Reserved instances and savings plans remain underutilized, partly because teams worry about commitment. The psychology is understandable: what if requirements change? But the numbers are hard to argue with: 40-70% discounts for predictable workloads. Spot instances add another layer for fault-tolerant applications, though they require architectural consideration upfront. The key is mixing these options strategically rather than treating them as all-or-nothing choices. 

FinOps best practices emphasize continuous optimization rather than quarterly cleanups. Setting up automated alerts when spending exceeds thresholds, scheduling non-production environments to shut down overnight, implementing lifecycle policies for storage should enforce automatically rather than relying on manual compliance. 

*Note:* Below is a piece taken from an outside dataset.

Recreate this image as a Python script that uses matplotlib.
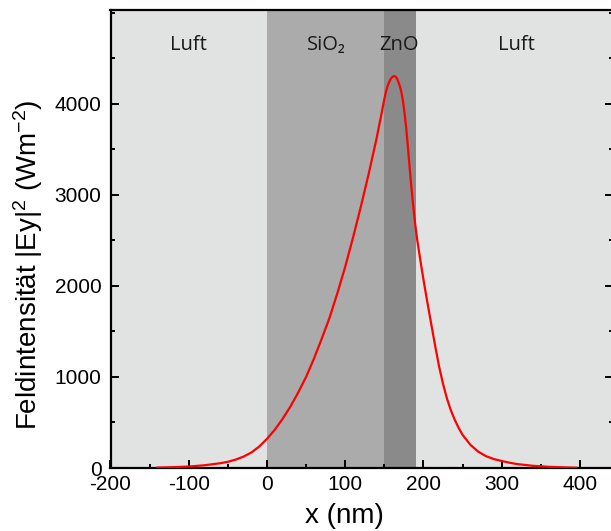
import matplotlib
matplotlib.use("Agg")
import matplotlib.pyplot as plt
from matplotlib.ticker import MultipleLocator

plt.rcParams['font.family'] = ['Liberation Sans', 'DejaVu Sans']
plt.rcParams['mathtext.fontset'] = 'custom'
plt.rcParams['mathtext.rm'] = 'Liberation Sans'
plt.rcParams['mathtext.it'] = 'Liberation Sans'
plt.rcParams['mathtext.default'] = 'regular'

# Field intensity curve
x_nm = [-140, -120, -100, -80, -60, -50, -40, -30, -20, -10, 0, 10, 20, 30, 40, 50,
        60, 70, 80, 90, 100, 110, 120, 130, 140, 145, 150, 152, 154, 156, 158, 160,
        162, 163, 164, 166, 168, 170, 172, 174, 176, 178, 180, 182, 184, 186, 188,
        190, 192, 194, 196, 198, 200, 205, 210, 215, 220, 225, 230, 235, 240, 245,
        250, 260, 270, 280, 290, 300, 310, 320, 340, 360, 380, 395]
intensity = [5, 9, 16, 30, 52, 68, 92, 125, 170, 235, 320, 420, 540, 675, 830, 1000,
             1200, 1420, 1650, 1920, 2210, 2530, 2870, 3230, 3615, 3830, 4050, 4130, 4190, 4235, 4270, 4292,
             4303, 4305, 4300, 4280, 4240, 4190, 4120, 4020, 3890, 3730, 3540, 3335, 3140, 2960, 2790,
             2640, 2510, 2395, 2285, 2175, 2070, 1820, 1580, 1340, 1115, 925, 765, 635, 530, 440,
             365, 255, 180, 130, 98, 77, 58, 43, 24, 13, 7, 4]

# Layer regions (start, end) in nm
regions = [(-200, 0), (0, 150), (150, 190), (190, 442.3)]
region_colors = ['#e1e2e2', '#ababab', '#8a8a8a', '#e1e2e2']
region_labels = ['Luft', 'SiO₂', 'ZnO', 'Luft']
label_x = [-100, 75.5, 169, 319]

x_ticks = [-200, -100, 0, 100, 200, 300, 400]
y_ticks = [0, 1000, 2000, 3000, 4000]

fig = plt.figure(figsize=(6.11, 5.31), dpi=100)
ax = fig.add_axes([110.5 / 611, 1 - 468 / 531, (613 - 110.5) / 611, (468 - 10) / 531])

for (a, b), c in zip(regions, region_colors):
    ax.axvspan(a, b, color=c, lw=0, zorder=0)

ax.plot(x_nm, intensity, color='#ff0000', lw=1.6, zorder=3)

for lx, lab in zip(label_x, region_labels):
    ax.text(lx, 4596, lab, ha='center', va='baseline', fontsize=14.5,
            family=['Open Sans', 'DejaVu Sans'], color='#1a1a1a')

ax.set_xlim(-200, 442.3)
ax.set_ylim(0, 5030)
ax.set_xticks(x_ticks)
ax.set_xticklabels([str(v) for v in x_ticks])
ax.set_yticks(y_ticks)
ax.xaxis.set_minor_locator(MultipleLocator(50))
ax.yaxis.set_minor_locator(MultipleLocator(500))
ax.tick_params(which='both', direction='in', top=False, right=True, labelsize=15, width=1.4)
ax.tick_params(which='major', length=5.5)
ax.tick_params(which='minor', length=3)
ax.tick_params(axis='x', which='major', pad=5)
ax.tick_params(axis='y', which='major', pad=6.5)
for s in ax.spines.values():
    s.set_linewidth(1.6)

ax.set_xlabel('x (nm)', fontsize=20)
ax.xaxis.set_label_coords((344 - 110.5) / (613 - 110.5), -(503 - 468) / 458)
fig.text(28 / 611, 1 - 265 / 531, 'Feldintensität |Ey|$^2$ (Wm$^{-2}$)', fontsize=20,
         rotation=90, ha='center', va='center')

fig.savefig('out.png', dpi=100)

What AWS Consultancy Teams Actually Fix 

When experienced teams conduct TCO analyses, they typically find waste reduction opportunities in predictable places: unattached EBS volumes, outdated snapshots, over-provisioned RDS instances, and Lambda functions with excessive memory allocation. The less obvious wins come from architectural reviews that reduce operational overhead, implementing caching layers that decrease compute needs, restructuring data pipelines to minimize transfer costs. 

The real value of structured cloud cost management comes from treating it as an ongoing discipline rather than a one-time project. Quarterly reviews, team accountability, transparent cost allocation matter as much as the technical optimizations. Organizations that embed cost awareness into their development practices consistently outperform those that treat it as a finance problem.